By mid-October, Al-Wazir had stated that future pricing would reflect a weighted average of domestically produced gas and imported volumes, in a bid to align tariffs with actual procurement costs.

Egypt is aiming for a “gradual, calibrated adjustment,” toward what the government describes as a “fair price” for industrial gas—one that balances cost recovery with industry viability, explained the official to Al Manassa.

That price will be calculated using a complex basket of inputs: the cost of imported liquefied natural gas (LNG), gas purchased from Israel, rental fees for regasification vessels stationed in Egypt’s territorial waters, and the price paid to foreign energy partners for their share of gas produced in Egyptian fields.

Factories located in free zones will face a separate pricing formula, indexed to their export revenues and international product pricing—particularly for fertilizer producers—resulting in tariffs that differ from those targeting factories serving the domestic market.

“Some factories have called for eliminating the additional dollar surcharge on their gas bills,” the source said. “But the petroleum sector insists the cost gap between gas procurement and sale prices continues to widen dangerously.”

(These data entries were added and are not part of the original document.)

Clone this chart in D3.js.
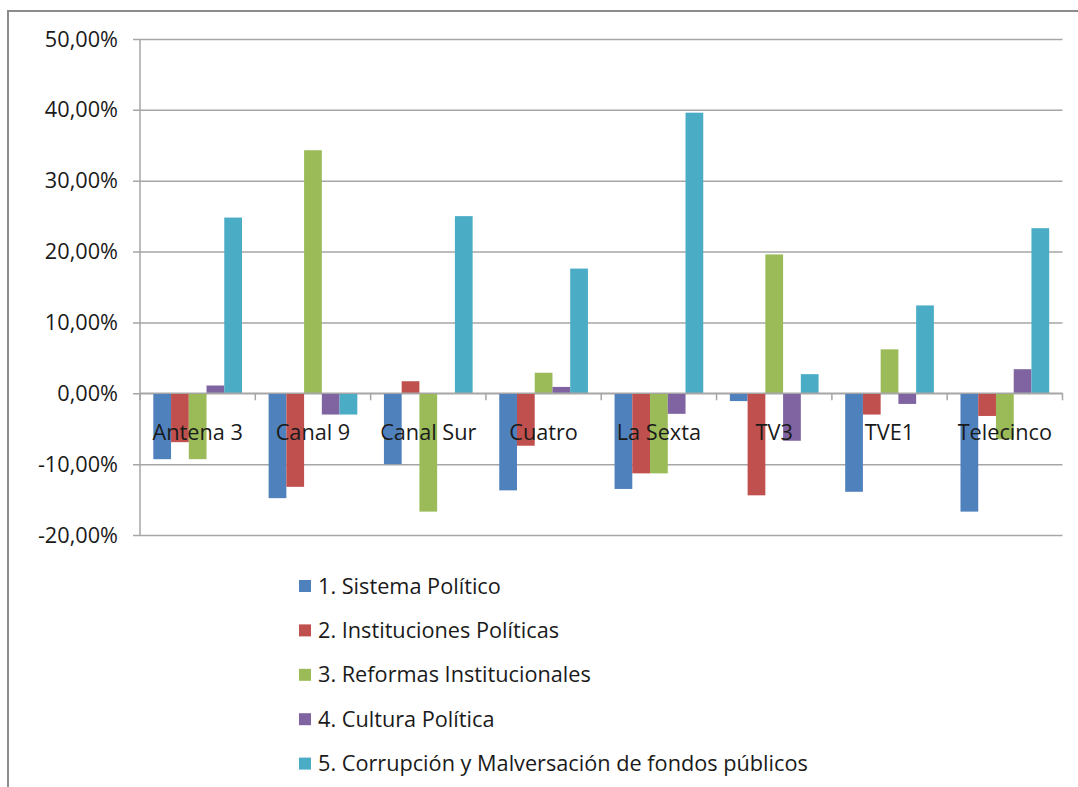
<!DOCTYPE html>
<html>
<head>
<meta charset="utf-8">
<script src="https://cdn.jsdelivr.net/npm/d3@7"></script>
<style>
  body { margin: 0; background: #fff; }
  text { font-family: "Open Sans", "Liberation Sans", sans-serif; fill: #1a1a1a; }
</style>
</head>
<body>
<div id="chart"></div>
<script>
'use strict';
var canales = ['Antena 3', 'Canal 9', 'Canal Sur', 'Cuatro', 'La Sexta', 'TV3', 'TVE1', 'Telecinco'];
var series = [
    '1. Sistema Político',
    '2. Instituciones Políticas',
    '3. Reformas Institucionales',
    '4. Cultura Política',
    '5. Corrupción y Malversación de fondos públicos'
];
var sistema      = [-9.3, -14.8, -10.0, -13.7, -13.5, -1.1, -13.9, -16.7];
var instituciones = [-6.9, -13.2, 1.7, -7.4, -11.3, -14.4, -3.0, -3.2];
var reformas     = [-9.3, 34.3, -16.7, 2.9, -11.3, 19.6, 6.2, -6.5];
var cultura      = [1.1, -3.0, 0.0, 0.9, -2.9, -6.7, -1.5, 3.4];
var corrupcion   = [24.8, -3.0, 25.0, 17.6, 39.6, 2.7, 12.4, 23.3];
var yTicks = [-20, -10, 0, 10, 20, 30, 40, 50];
var colores = ['#4F81BD', '#C0504D', '#9BBB59', '#8064A2', '#4BACC6'];

var valores = [sistema, instituciones, reformas, cultura, corrupcion];

var width = 1078,
    height = 787,
    fontSize = '21.7px';

var svg = d3.select('#chart').append('svg')
    .attr('width', width)
    .attr('height', height);

// outer chart border (runs off the right and bottom edge)
svg.append('rect')
    .attr('x', 8).attr('y', 11)
    .attr('width', 1100).attr('height', 800)
    .attr('fill', 'none')
    .attr('stroke', '#8c8c8c')
    .attr('stroke-width', 2);

var x0 = d3.scaleBand().domain(canales).range([140, 1062.5]);
var gap = x0.bandwidth() * 1.5 / 6.5 / 2;
var x1 = d3.scaleBand().domain(d3.range(series.length)).range([gap, x0.bandwidth() - gap]);
var y = d3.scaleLinear().domain([-20, 50]).range([535, 39]);

// gridlines + tick marks
svg.append('g')
    .attr('transform', 'translate(140,0)')
    .call(d3.axisLeft(y).tickValues(yTicks).tickSize(-(1062.5 - 140)).tickFormat(''))
    .call(function (g) {
        g.select('.domain').remove();
        g.selectAll('line').attr('stroke', '#a6a6a6').attr('stroke-width', 1.5).attr('x1', -7);
    });

// y labels
svg.append('g').selectAll('text').data(yTicks).enter().append('text')
    .attr('x', 118)
    .attr('y', function (d) { return y(d); })
    .attr('dy', '0.35em')
    .attr('text-anchor', 'end')
    .style('font-size', fontSize)
    .text(function (d) { return d.toFixed(2).replace('.', ',') + '%'; });

// y axis line
svg.append('line')
    .attr('x1', 140).attr('x2', 140)
    .attr('y1', y(50)).attr('y2', y(-20))
    .attr('stroke', '#a6a6a6').attr('stroke-width', 1.5);

// bars
var grupos = svg.append('g').selectAll('g.canal').data(canales).enter().append('g')
    .attr('class', 'canal')
    .attr('transform', function (d) { return 'translate(' + x0(d) + ',0)'; });

grupos.selectAll('rect').data(function (d, i) {
    return valores.map(function (s, k) { return { k: k, v: s[i] }; });
}).enter().append('rect')
    .attr('x', function (d) { return x1(d.k); })
    .attr('width', x1.bandwidth())
    .attr('y', function (d) { return y(Math.max(0, d.v)); })
    .attr('height', function (d) { return Math.abs(y(d.v) - y(0)); })
    .attr('fill', function (d) { return colores[d.k]; });

// zero line with category ticks
svg.append('line')
    .attr('x1', 140).attr('x2', 1062.5)
    .attr('y1', y(0)).attr('y2', y(0))
    .attr('stroke', '#a6a6a6').attr('stroke-width', 1.5);
svg.append('g').selectAll('line').data(d3.range(canales.length + 1)).enter().append('line')
    .attr('x1', function (i) { return 140 + i * x0.step(); })
    .attr('x2', function (i) { return 140 + i * x0.step(); })
    .attr('y1', y(0)).attr('y2', y(0) + 7)
    .attr('stroke', '#a6a6a6').attr('stroke-width', 1.5);

// category labels
svg.append('g').selectAll('text').data(canales).enter().append('text')
    .attr('x', function (d) { return x0(d) + x0.bandwidth() / 2; })
    .attr('y', y(0) + 47)
    .attr('text-anchor', 'middle')
    .style('font-size', fontSize)
    .text(function (d) { return d; });

// legend
var leyenda = svg.append('g').selectAll('g').data(series).enter().append('g')
    .attr('transform', function (d, i) { return 'translate(299,' + (586 + i * 44.4) + ')'; });
leyenda.append('rect')
    .attr('x', 0).attr('y', -6).attr('width', 12).attr('height', 12)
    .attr('fill', function (d, i) { return colores[i]; });
leyenda.append('text')
    .attr('x', 19).attr('dy', '0.35em')
    .style('font-size', fontSize)
    .text(function (d) { return d; });
</script>
</body>
</html>
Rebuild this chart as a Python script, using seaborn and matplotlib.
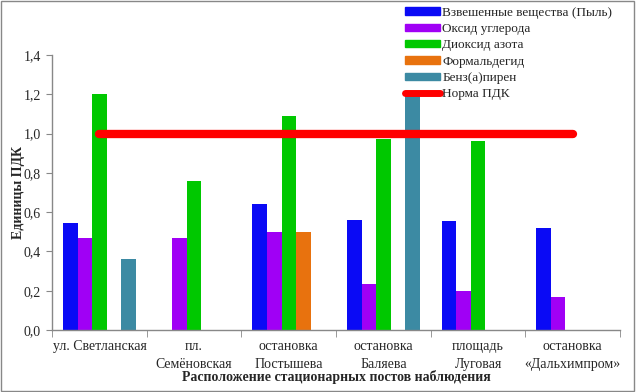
import numpy as np
import pandas as pd
import matplotlib
matplotlib.use("Agg")
import matplotlib.pyplot as plt
import seaborn as sns
from matplotlib.lines import Line2D
from matplotlib.patches import Rectangle

# data
stations = ["ул. Светланская", "пл.\nСемёновская", "остановка\nПостышева",
            "остановка\nБаляева", "площадь\nЛуговая", "остановка\n«Дальхимпром»"]
pollutants = ["Взвешенные вещества (Пыль)", "Оксид углерода", "Диоксид азота",
              "Формальдегид", "Бенз(а)пирен"]
dust = [0.545, np.nan, 0.64, 0.56, 0.555, 0.52]
co = [0.47, 0.47, 0.50, 0.235, 0.20, 0.17]
no2 = [1.20, 0.76, 1.09, 0.97, 0.96, np.nan]
formaldehyde = [np.nan, np.nan, 0.50, np.nan, np.nan, np.nan]
benzapyrene = [0.36, np.nan, np.nan, 1.21, np.nan, np.nan]
norm_pdk = [1.0] * len(stations)

colors = ["#0a0af5", "#a000f5", "#00c800", "#e8720e", "#3c8aa3"]

rows = []
for name, vals in zip(pollutants, [dust, co, no2, formaldehyde, benzapyrene]):
    for st, v in zip(stations, vals):
        rows.append({"station": st, "pollutant": name, "value": v})
df = pd.DataFrame(rows)

sns.set_style("white")
plt.rcParams["font.family"] = ["Liberation Serif", "DejaVu Serif"]

fig = plt.figure(figsize=(6.36, 3.92), dpi=100)
ax = fig.add_axes([0.082, 0.158, 0.893, 0.702])

sns.barplot(data=df, x="station", y="value", hue="pollutant", order=stations,
            hue_order=pollutants, palette=colors, width=0.77, errorbar=None,
            saturation=1, edgecolor="none", legend=False, ax=ax)

# norm line
ax.plot(range(len(stations)), norm_pdk, color="#ff0000", lw=6,
        solid_capstyle="round", zorder=5)

ax.set_xlim(-0.5, len(stations) - 0.5)
ax.set_ylim(0, 1.4)
ax.set_yticks(np.arange(0, 1.41, 0.2))
ax.set_yticklabels([f"{t:.1f}".replace(".", ",") for t in np.arange(0, 1.41, 0.2)],
                   fontsize=10)
ax.set_xticks(range(len(stations)))
ax.set_xticklabels(stations, fontsize=10, va="top", linespacing=1.55)
ax.set_xticks(np.arange(-0.5, len(stations), 1), minor=True)
ax.tick_params(axis="x", which="major", length=0, pad=7)
ax.tick_params(axis="x", which="minor", length=5, color="#888888", direction="out", bottom=True)
ax.tick_params(axis="y", length=4, color="#888888", direction="out", left=True, pad=4)

ax.set_xlabel("Расположение стационарных постов наблюдения", fontsize=10,
              fontweight="bold", labelpad=-1)
ax.set_ylabel("Единицы ПДК", fontsize=10, fontweight="bold", labelpad=-1)

sns.despine(ax=ax)
for s in ["left", "bottom"]:
    ax.spines[s].set_color("#888888")
    ax.spines[s].set_linewidth(1)

handles = [Rectangle((0, 0), 1, 1, color=c) for c in colors]
handles.append(Line2D([0], [0], color="#ff0000", lw=5, solid_capstyle="round"))
labels = pollutants + ["Норма ПДК"]
fig.legend(handles, labels, loc="upper left", bbox_to_anchor=(0.627, 1.0),
           frameon=False, fontsize=9.5, handlelength=2.6, handleheight=0.5,
           labelspacing=0.33, handletextpad=0.2, borderaxespad=0.1)

fig.patches.append(Rectangle((0.002, 0.003), 0.995, 0.994, transform=fig.transFigure,
                             fill=False, edgecolor="#888888", lw=1))

fig.savefig("out.png", dpi=100)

Industrial consumption stands between 1.9 and 2.1 billion cubic feet per day, with part of the supply coming from domestic production and the rest imported—chiefly from Israel and LNG markets, revealed the senior official.

In June 2025, Israel unilaterally suspended gas exports to Egypt amid escalating hostilities with Iran and the ongoing Israeli war on Gaza. The cutoff crippled fertilizer production and drove prices sharply higher. Gas flows resumed only gradually after June 26, once fighting began to subside.

Fertilizer and petrochemical plants account for 35% to 40% of total industrial gas use, with gas comprising as much as 85% of their production costs, the official noted.

Egypt currently produces about 4.2 billion cubic feet of natural gas daily, covering around 60% of national demand. EGAS aims to boost output to 6.6 billion cubic feet per day by 2027 through intensified exploration and development, according to another source from EGAS who previously spoke to Al Manassa.

In 2022, the government implemented a floating tariff model for nitrogen fertilizer plants, linking gas prices to global urea rates—both for domestic supply and exports.

Prime Minister Mostafa Madbouly had issued a December 2024 decree compelling companies in free and economic zones to pay for gas in Egyptian pounds, calculated at the previous month's US dollar rate. The mandate adds further pressure on businesses already struggling with currency volatility and rising energy costs.